Information supplied
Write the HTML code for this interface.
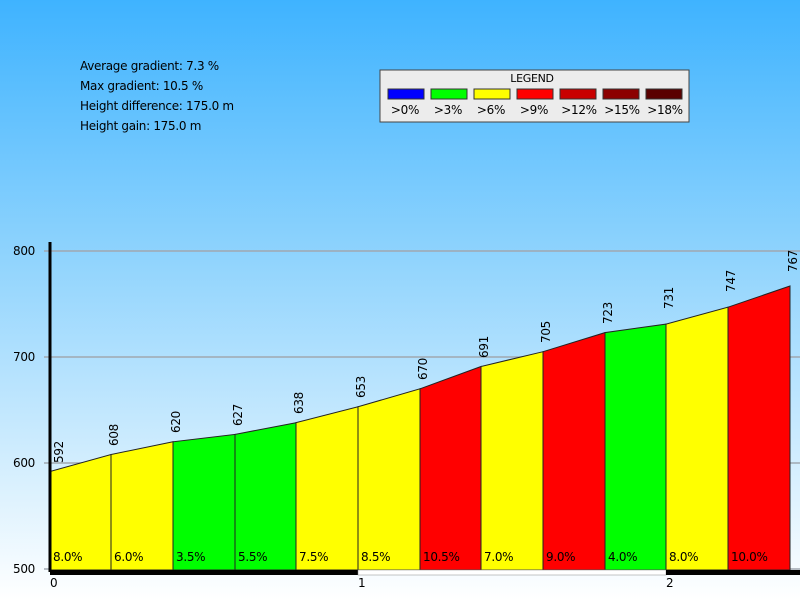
<!DOCTYPE html>
<html><head><style>
body{margin:0;width:800px;height:600px;overflow:hidden;font-family:"Liberation Sans","DejaVu Sans",sans-serif}
</style></head><body>
<svg width="800" height="600" xmlns="http://www.w3.org/2000/svg" font-family="DejaVu Sans, Liberation Sans, sans-serif" letter-spacing="-0.3">
<defs><linearGradient id="bg" x1="0" y1="0" x2="0" y2="1">
<stop offset="0" stop-color="#3fb3ff"/><stop offset="0.42" stop-color="#8ed3fd"/><stop offset="1" stop-color="#ffffff"/></linearGradient></defs>
<rect width="800" height="600" fill="url(#bg)"/>
<g font-size="12" fill="#000">
<text x="80" y="70">Average gradient: 7.3 %</text>
<text x="80" y="90">Max gradient: 10.5 %</text>
<text x="80" y="110">Height difference: 175.0 m</text>
<text x="80" y="130">Height gain: 175.0 m</text>
</g>
<rect x="380" y="70" width="309" height="52" fill="#ececec" stroke="#444" stroke-width="1"/>
<text x="532" y="82" font-size="11" text-anchor="middle">LEGEND</text>
<g stroke="#333" stroke-width="1">
<rect x="388" y="89" width="36" height="10" fill="#0000ff"/>
<rect x="431" y="89" width="36" height="10" fill="#00ff00"/>
<rect x="474" y="89" width="36" height="10" fill="#ffff00"/>
<rect x="517" y="89" width="36" height="10" fill="#ff0000"/>
<rect x="560" y="89" width="36" height="10" fill="#c80000"/>
<rect x="603" y="89" width="36" height="10" fill="#8c0000"/>
<rect x="646" y="89" width="36" height="10" fill="#5a0000"/>
</g>
<g font-size="12" text-anchor="middle">
<text x="405" y="114">&gt;0%</text><text x="448" y="114">&gt;3%</text><text x="491" y="114">&gt;6%</text><text x="534" y="114">&gt;9%</text><text x="579" y="114">&gt;12%</text><text x="622" y="114">&gt;15%</text><text x="665" y="114">&gt;18%</text>
</g>
<g stroke="#a0a8b0" stroke-width="1.5">
<line x1="44" y1="251" x2="800" y2="251"/><line x1="44" y1="357" x2="800" y2="357"/><line x1="44" y1="463" x2="800" y2="463"/><line x1="44" y1="569" x2="800" y2="569"/>
</g>
<g font-size="12" text-anchor="end">
<text x="35" y="255">800</text><text x="35" y="361">700</text><text x="35" y="467">600</text><text x="35" y="573">500</text>
</g>
<g stroke="#222" stroke-width="1">
<polygon points="50,570 50,471.5 111,454.5 111,570" fill="#ffff00"/>
<polygon points="111,570 111,454.5 173,441.8 173,570" fill="#ffff00"/>
<polygon points="173,570 173,441.8 235,434.4 235,570" fill="#00ff00"/>
<polygon points="235,570 235,434.4 296,422.7 296,570" fill="#00ff00"/>
<polygon points="296,570 296,422.7 358,406.8 358,570" fill="#ffff00"/>
<polygon points="358,570 358,406.8 420,388.8 420,570" fill="#ffff00"/>
<polygon points="420,570 420,388.8 481,366.5 481,570" fill="#ff0000"/>
<polygon points="481,570 481,366.5 543,351.7 543,570" fill="#ffff00"/>
<polygon points="543,570 543,351.7 605,332.6 605,570" fill="#ff0000"/>
<polygon points="605,570 605,332.6 666,324.1 666,570" fill="#00ff00"/>
<polygon points="666,570 666,324.1 728,307.2 728,570" fill="#ffff00"/>
<polygon points="728,570 728,307.2 790,286 790,570" fill="#ff0000"/>
</g>
<line x1="50" y1="242" x2="50" y2="572" stroke="#000" stroke-width="3"/>
<rect x="50" y="570" width="308" height="5" fill="#000"/>
<rect x="358" y="570" width="308" height="5" fill="#fff" stroke="#888" stroke-width="0.5"/>
<rect x="666" y="570" width="134" height="5" fill="#000"/>
<g font-size="12">
<text x="50" y="587">0</text><text x="358" y="587">1</text><text x="666" y="587">2</text>
</g>
<g font-size="12">
<text x="53" y="561">8.0%</text><text x="114" y="561">6.0%</text><text x="176" y="561">3.5%</text><text x="238" y="561">5.5%</text><text x="299" y="561">7.5%</text><text x="361" y="561">8.5%</text><text x="423" y="561">10.5%</text><text x="484" y="561">7.0%</text><text x="546" y="561">9.0%</text><text x="608" y="561">4.0%</text><text x="669" y="561">8.0%</text><text x="731" y="561">10.0%</text>
</g>
<g font-size="12">
<text transform="translate(63,463) rotate(-90)">592</text>
<text transform="translate(118,446) rotate(-90)">608</text>
<text transform="translate(180,433) rotate(-90)">620</text>
<text transform="translate(242,426) rotate(-90)">627</text>
<text transform="translate(303,414) rotate(-90)">638</text>
<text transform="translate(365,398) rotate(-90)">653</text>
<text transform="translate(427,380) rotate(-90)">670</text>
<text transform="translate(488,358) rotate(-90)">691</text>
<text transform="translate(550,343) rotate(-90)">705</text>
<text transform="translate(612,324) rotate(-90)">723</text>
<text transform="translate(673,309) rotate(-90)">731</text>
<text transform="translate(735,292) rotate(-90)">747</text>
<text transform="translate(797,272) rotate(-90)">767</text>
</g>
</svg>
</body></html>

What you will do
Omit the pictures, and quote the material above exactly as given.

Full answer
Write the HTML code for this interface.
<!DOCTYPE html>
<html><head><style>
body{margin:0;width:800px;height:600px;overflow:hidden;font-family:"Liberation Sans","DejaVu Sans",sans-serif}
</style></head><body>
<svg width="800" height="600" xmlns="http://www.w3.org/2000/svg" font-family="DejaVu Sans, Liberation Sans, sans-serif" letter-spacing="-0.3">
<defs><linearGradient id="bg" x1="0" y1="0" x2="0" y2="1">
<stop offset="0" stop-color="#3fb3ff"/><stop offset="0.42" stop-color="#8ed3fd"/><stop offset="1" stop-color="#ffffff"/></linearGradient></defs>
<rect width="800" height="600" fill="url(#bg)"/>
<g font-size="12" fill="#000">
<text x="80" y="70">Average gradient: 7.3 %</text>
<text x="80" y="90">Max gradient: 10.5 %</text>
<text x="80" y="110">Height difference: 175.0 m</text>
<text x="80" y="130">Height gain: 175.0 m</text>
</g>
<rect x="380" y="70" width="309" height="52" fill="#ececec" stroke="#444" stroke-width="1"/>
<text x="532" y="82" font-size="11" text-anchor="middle">LEGEND</text>
<g stroke="#333" stroke-width="1">
<rect x="388" y="89" width="36" height="10" fill="#0000ff"/>
<rect x="431" y="89" width="36" height="10" fill="#00ff00"/>
<rect x="474" y="89" width="36" height="10" fill="#ffff00"/>
<rect x="517" y="89" width="36" height="10" fill="#ff0000"/>
<rect x="560" y="89" width="36" height="10" fill="#c80000"/>
<rect x="603" y="89" width="36" height="10" fill="#8c0000"/>
<rect x="646" y="89" width="36" height="10" fill="#5a0000"/>
</g>
<g font-size="12" text-anchor="middle">
<text x="405" y="114">&gt;0%</text><text x="448" y="114">&gt;3%</text><text x="491" y="114">&gt;6%</text><text x="534" y="114">&gt;9%</text><text x="579" y="114">&gt;12%</text><text x="622" y="114">&gt;15%</text><text x="665" y="114">&gt;18%</text>
</g>
<g stroke="#a0a8b0" stroke-width="1.5">
<line x1="44" y1="251" x2="800" y2="251"/><line x1="44" y1="357" x2="800" y2="357"/><line x1="44" y1="463" x2="800" y2="463"/><line x1="44" y1="569" x2="800" y2="569"/>
</g>
<g font-size="12" text-anchor="end">
<text x="35" y="255">800</text><text x="35" y="361">700</text><text x="35" y="467">600</text><text x="35" y="573">500</text>
</g>
<g stroke="#222" stroke-width="1">
<polygon points="50,570 50,471.5 111,454.5 111,570" fill="#ffff00"/>
<polygon points="111,570 111,454.5 173,441.8 173,570" fill="#ffff00"/>
<polygon points="173,570 173,441.8 235,434.4 235,570" fill="#00ff00"/>
<polygon points="235,570 235,434.4 296,422.7 296,570" fill="#00ff00"/>
<polygon points="296,570 296,422.7 358,406.8 358,570" fill="#ffff00"/>
<polygon points="358,570 358,406.8 420,388.8 420,570" fill="#ffff00"/>
<polygon points="420,570 420,388.8 481,366.5 481,570" fill="#ff0000"/>
<polygon points="481,570 481,366.5 543,351.7 543,570" fill="#ffff00"/>
<polygon points="543,570 543,351.7 605,332.6 605,570" fill="#ff0000"/>
<polygon points="605,570 605,332.6 666,324.1 666,570" fill="#00ff00"/>
<polygon points="666,570 666,324.1 728,307.2 728,570" fill="#ffff00"/>
<polygon points="728,570 728,307.2 790,286 790,570" fill="#ff0000"/>
</g>
<line x1="50" y1="242" x2="50" y2="572" stroke="#000" stroke-width="3"/>
<rect x="50" y="570" width="308" height="5" fill="#000"/>
<rect x="358" y="570" width="308" height="5" fill="#fff" stroke="#888" stroke-width="0.5"/>
<rect x="666" y="570" width="134" height="5" fill="#000"/>
<g font-size="12">
<text x="50" y="587">0</text><text x="358" y="587">1</text><text x="666" y="587">2</text>
</g>
<g font-size="12">
<text x="53" y="561">8.0%</text><text x="114" y="561">6.0%</text><text x="176" y="561">3.5%</text><text x="238" y="561">5.5%</text><text x="299" y="561">7.5%</text><text x="361" y="561">8.5%</text><text x="423" y="561">10.5%</text><text x="484" y="561">7.0%</text><text x="546" y="561">9.0%</text><text x="608" y="561">4.0%</text><text x="669" y="561">8.0%</text><text x="731" y="561">10.0%</text>
</g>
<g font-size="12">
<text transform="translate(63,463) rotate(-90)">592</text>
<text transform="translate(118,446) rotate(-90)">608</text>
<text transform="translate(180,433) rotate(-90)">620</text>
<text transform="translate(242,426) rotate(-90)">627</text>
<text transform="translate(303,414) rotate(-90)">638</text>
<text transform="translate(365,398) rotate(-90)">653</text>
<text transform="translate(427,380) rotate(-90)">670</text>
<text transform="translate(488,358) rotate(-90)">691</text>
<text transform="translate(550,343) rotate(-90)">705</text>
<text transform="translate(612,324) rotate(-90)">723</text>
<text transform="translate(673,309) rotate(-90)">731</text>
<text transform="translate(735,292) rotate(-90)">747</text>
<text transform="translate(797,272) rotate(-90)">767</text>
</g>
</svg>
</body></html>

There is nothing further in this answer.